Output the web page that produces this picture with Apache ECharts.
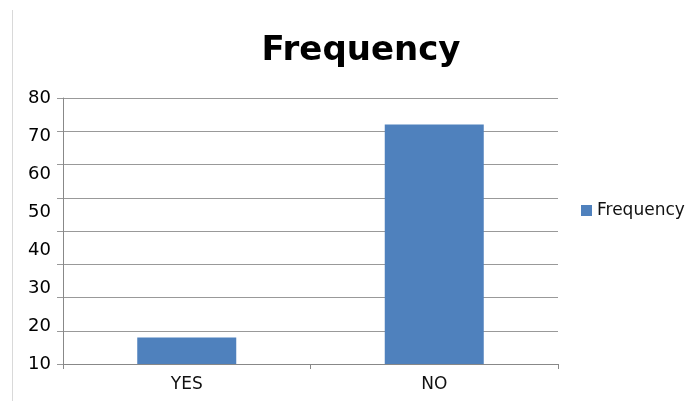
<!DOCTYPE html>
<html><head><meta charset="utf-8">
<script src="https://cdn.jsdelivr.net/npm/echarts@6/dist/echarts.min.js"></script>
<style>html,body{margin:0;padding:0;background:#fff}#c{width:689px;height:401px}</style>
</head><body><div id="c"></div>
<script>
const categories = ['YES', 'NO'];
const frequency = [8, 72];
const gridTicks = [0, 80];          // scale of the gridlines / bars
const labelTicks = [10, 80];        // range of the printed tick labels

const chart = echarts.init(document.getElementById('c'));
chart.setOption({
  backgroundColor: '#fff',
  animation: false,
  title: {
    text: 'Frequency', left: 361, top: 29, textAlign: 'center',
    textStyle: { fontFamily: 'DejaVu Sans', fontWeight: 'bold', fontSize: 34, color: '#000' }
  },
  legend: {
    data: ['Frequency'], orient: 'vertical', left: 576, top: 197,
    itemWidth: 11, itemHeight: 11, itemGap: 6, icon: 'rect',
    textStyle: { fontFamily: 'DejaVu Sans', fontSize: 17, color: '#111' }
  },
  grid: { left: 63, right: 131, top: 98, bottom: 37 },
  graphic: [{ type: 'line', shape: { x1: 12.5, y1: 10, x2: 12.5, y2: 401 }, style: { stroke: '#d9d9d9', lineWidth: 1 } }],
  xAxis: {
    type: 'category', data: categories,
    axisLine: { lineStyle: { color: '#888', width: 1 } },
    axisTick: { show: true, length: 5, lineStyle: { color: '#888' } },
    axisLabel: { fontFamily: 'DejaVu Sans', fontSize: 17, color: '#111', margin: 12 }
  },
  yAxis: [{
    type: 'value', min: gridTicks[0], max: gridTicks[1], interval: 10,
    axisLine: { show: true, lineStyle: { color: '#888', width: 1 } },
    axisTick: { show: true, length: 6, lineStyle: { color: '#999' } },
    splitLine: { lineStyle: { color: '#999', width: 1 } },
    axisLabel: { show: false }
  }, {
    type: 'value', position: 'left', min: labelTicks[0], max: labelTicks[1], interval: 10,
    axisLine: { show: false }, axisTick: { show: false }, splitLine: { show: false },
    axisLabel: { fontFamily: 'DejaVu Sans', fontSize: 18, color: '#000', margin: 12 }
  }],
  series: [{
    name: 'Frequency', type: 'bar', data: frequency, barWidth: '40%', yAxisIndex: 0,
    itemStyle: { color: '#4F81BD' }
  }]
});
chart.setOption({ title: { left: 356 } });
</script></body></html>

→ What this task involves:
Write out the listing above again, exactly, but with no pictures in the copy.

→ Result of this task:
Output the web page that produces this picture with Apache ECharts.
<!DOCTYPE html>
<html><head><meta charset="utf-8">
<script src="https://cdn.jsdelivr.net/npm/echarts@6/dist/echarts.min.js"></script>
<style>html,body{margin:0;padding:0;background:#fff}#c{width:689px;height:401px}</style>
</head><body><div id="c"></div>
<script>
const categories = ['YES', 'NO'];
const frequency = [8, 72];
const gridTicks = [0, 80];          // scale of the gridlines / bars
const labelTicks = [10, 80];        // range of the printed tick labels

const chart = echarts.init(document.getElementById('c'));
chart.setOption({
  backgroundColor: '#fff',
  animation: false,
  title: {
    text: 'Frequency', left: 361, top: 29, textAlign: 'center',
    textStyle: { fontFamily: 'DejaVu Sans', fontWeight: 'bold', fontSize: 34, color: '#000' }
  },
  legend: {
    data: ['Frequency'], orient: 'vertical', left: 576, top: 197,
    itemWidth: 11, itemHeight: 11, itemGap: 6, icon: 'rect',
    textStyle: { fontFamily: 'DejaVu Sans', fontSize: 17, color: '#111' }
  },
  grid: { left: 63, right: 131, top: 98, bottom: 37 },
  graphic: [{ type: 'line', shape: { x1: 12.5, y1: 10, x2: 12.5, y2: 401 }, style: { stroke: '#d9d9d9', lineWidth: 1 } }],
  xAxis: {
    type: 'category', data: categories,
    axisLine: { lineStyle: { color: '#888', width: 1 } },
    axisTick: { show: true, length: 5, lineStyle: { color: '#888' } },
    axisLabel: { fontFamily: 'DejaVu Sans', fontSize: 17, color: '#111', margin: 12 }
  },
  yAxis: [{
    type: 'value', min: gridTicks[0], max: gridTicks[1], interval: 10,
    axisLine: { show: true, lineStyle: { color: '#888', width: 1 } },
    axisTick: { show: true, length: 6, lineStyle: { color: '#999' } },
    splitLine: { lineStyle: { color: '#999', width: 1 } },
    axisLabel: { show: false }
  }, {
    type: 'value', position: 'left', min: labelTicks[0], max: labelTicks[1], interval: 10,
    axisLine: { show: false }, axisTick: { show: false }, splitLine: { show: false },
    axisLabel: { fontFamily: 'DejaVu Sans', fontSize: 18, color: '#000', margin: 12 }
  }],
  series: [{
    name: 'Frequency', type: 'bar', data: frequency, barWidth: '40%', yAxisIndex: 0,
    itemStyle: { color: '#4F81BD' }
  }]
});
chart.setOption({ title: { left: 356 } });
</script></body></html>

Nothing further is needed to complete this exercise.